DATA SECTION |
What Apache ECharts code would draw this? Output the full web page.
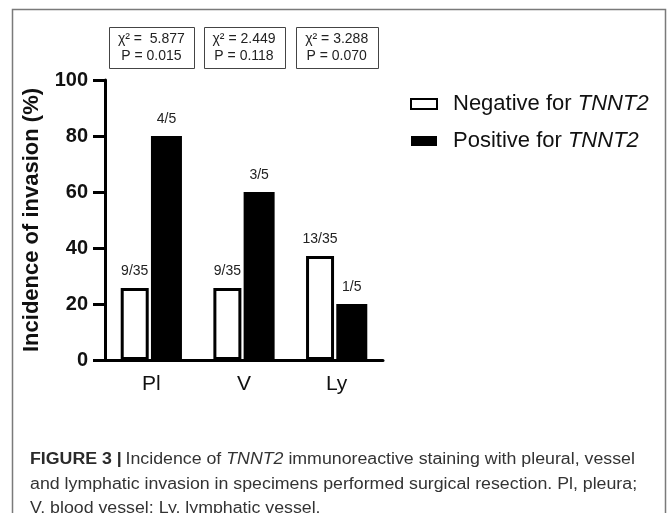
<!DOCTYPE html>
<html>
<head>
<meta charset="utf-8">
<script src="https://cdn.jsdelivr.net/npm/echarts@6/dist/echarts.min.js"></script>
<style>
html,body{margin:0;padding:0;background:#fff;}
#chart{width:668px;height:513px;}
</style>
</head>
<body>
<div id="chart"></div>
<script>
var categories = ['Pl', 'V', 'Ly'];
var negativeValues = [25.7, 25.7, 37.1];
var positiveValues = [80, 60, 20];
var negativeLabels = ['9/35', '9/35', '13/35'];
var positiveLabels = ['4/5', '3/5', '1/5'];
var chiValues = ['5.877', '2.449', '3.288'];
var pValues = ['0.015', '0.118', '0.070'];
var yTicks = [0, 20, 40, 60, 80, 100];

var FONT = '"Liberation Sans", Arial, Helvetica, sans-serif';
var chart = echarts.init(document.getElementById('chart'));

var option = {
  backgroundColor: '#fff',
  animation: false,
  textStyle: { fontFamily: FONT },
  grid: { left: 105, top: 80, right: 285, bottom: 153 },
  legend: {
    orient: 'vertical',
    left: 405,
    top: 88,
    icon: 'rect',
    itemWidth: 26,
    itemHeight: 10,
    itemGap: 15,
    data: ['Negative for TNNT2', 'Positive for TNNT2'],
    formatter: function (name) {
      var parts = name.split('TNNT2');
      return '{n|' + parts[0] + '}{i|TNNT2}';
    },
    textStyle: {
      color: '#111',
      fontSize: 22,
      fontFamily: FONT,
      padding: [0, 0, 0, 11],
      rich: {
        n: { fontSize: 22, color: '#111', fontFamily: FONT },
        i: { fontSize: 22, color: '#111', fontStyle: 'italic', fontFamily: FONT }
      }
    }
  },
  xAxis: {
    type: 'category',
    data: categories,
    axisLine: { lineStyle: { color: '#000', width: 3 } },
    axisTick: { alignWithLabel: true, length: 10, lineStyle: { color: '#000', width: 3 } },
    axisLabel: { color: '#111', fontSize: 21, margin: 14, fontFamily: FONT }
  },
  yAxis: {
    type: 'value',
    min: yTicks[0],
    max: yTicks[yTicks.length - 1],
    interval: yTicks[1] - yTicks[0],
    name: 'Incidence of invasion (%)',
    nameLocation: 'middle',
    nameGap: 62,
    nameTextStyle: { color: '#111', fontSize: 22, fontWeight: 'bold', fontFamily: FONT },
    splitLine: { show: false },
    axisLine: { show: true, lineStyle: { color: '#000', width: 3 } },
    axisTick: { show: true, length: 12, lineStyle: { color: '#000', width: 3 } },
    axisLabel: { color: '#111', fontSize: 20, fontWeight: 'bold', margin: 17, fontFamily: FONT }
  },
  series: [
    {
      name: 'Negative for TNNT2',
      type: 'bar',
      data: negativeValues,
      barWidth: 28,
      barGap: '8%',
      itemStyle: { color: '#fff', borderColor: '#000', borderWidth: 3 },
      label: {
        show: true, position: 'top', distance: 10, color: '#222', fontSize: 14, fontFamily: FONT,
        formatter: function (p) { return negativeLabels[p.dataIndex]; }
      }
    },
    {
      name: 'Positive for TNNT2',
      type: 'bar',
      data: positiveValues,
      barWidth: 31,
      itemStyle: { color: '#000' },
      label: {
        show: true, position: 'top', distance: 10, color: '#222', fontSize: 14, fontFamily: FONT,
        formatter: function (p) { return positiveLabels[p.dataIndex]; }
      }
    }
  ]
};
chart.setOption(option);

// annotations: frame, chi-square boxes, caption
var graphics = [];
graphics.push({
  type: 'rect', silent: true,
  shape: { x: 12.5, y: 9.5, width: 653, height: 520 },
  style: { fill: 'none', stroke: '#7a7a7a', lineWidth: 1.5 }
});
var boxWidths = [85, 81, 82];
categories.forEach(function (c, i) {
  var cx = chart.convertToPixel({ xAxisIndex: 0 }, c);
  var w = boxWidths[i];
  graphics.push({
    type: 'rect', silent: true,
    shape: { x: Math.round(cx - w / 2) + 0.5, y: 27.5, width: w, height: 41 },
    style: { fill: '#fff', stroke: '#444', lineWidth: 1 }
  });
  graphics.push({
    type: 'text', silent: true,
    x: cx, y: 39,
    style: {
      text: 'χ² = ' + (i === 0 ? ' ' : '') + chiValues[i],
      fill: '#222', font: '14px ' + FONT, align: 'center', verticalAlign: 'middle'
    }
  });
  graphics.push({
    type: 'text', silent: true,
    x: cx, y: 56,
    style: {
      text: 'P = ' + pValues[i],
      fill: '#222', font: '14px ' + FONT, align: 'center', verticalAlign: 'middle'
    }
  });
});
var captionLines = [
  '{b|FIGURE 3 |} {n|Incidence of }{i|TNNT2}{n| immunoreactive staining with pleural, vessel}',
  '{n|and lymphatic invasion in specimens performed surgical resection. Pl, pleura;}',
  '{n|V, blood vessel; Ly, lymphatic vessel.}'
];
var captionY = [460, 485, 509];
captionLines.forEach(function (t, i) {
  graphics.push({
    type: 'text', silent: true,
    x: 30, y: captionY[i],
    scaleX: 1.11,
    style: {
      text: t,
      verticalAlign: 'middle',
      rich: {
        b: { font: 'bold 16px ' + FONT, fill: '#2a2a2a' },
        n: { font: '16px ' + FONT, fill: '#333' },
        i: { font: 'italic 16px ' + FONT, fill: '#333' }
      }
    }
  });
});
chart.setOption({ graphic: graphics });
</script>
</body>
</html>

AIM |
Begin at the first line of the data above and repeat each line exactly, stopping after the line containing "var chart = echarts.init(document.getElementById('chart'));". Omit the pictures.

EXERCISE SOLUTION |
What Apache ECharts code would draw this? Output the full web page.
<!DOCTYPE html>
<html>
<head>
<meta charset="utf-8">
<script src="https://cdn.jsdelivr.net/npm/echarts@6/dist/echarts.min.js"></script>
<style>
html,body{margin:0;padding:0;background:#fff;}
#chart{width:668px;height:513px;}
</style>
</head>
<body>
<div id="chart"></div>
<script>
var categories = ['Pl', 'V', 'Ly'];
var negativeValues = [25.7, 25.7, 37.1];
var positiveValues = [80, 60, 20];
var negativeLabels = ['9/35', '9/35', '13/35'];
var positiveLabels = ['4/5', '3/5', '1/5'];
var chiValues = ['5.877', '2.449', '3.288'];
var pValues = ['0.015', '0.118', '0.070'];
var yTicks = [0, 20, 40, 60, 80, 100];

var FONT = '"Liberation Sans", Arial, Helvetica, sans-serif';
var chart = echarts.init(document.getElementById('chart'));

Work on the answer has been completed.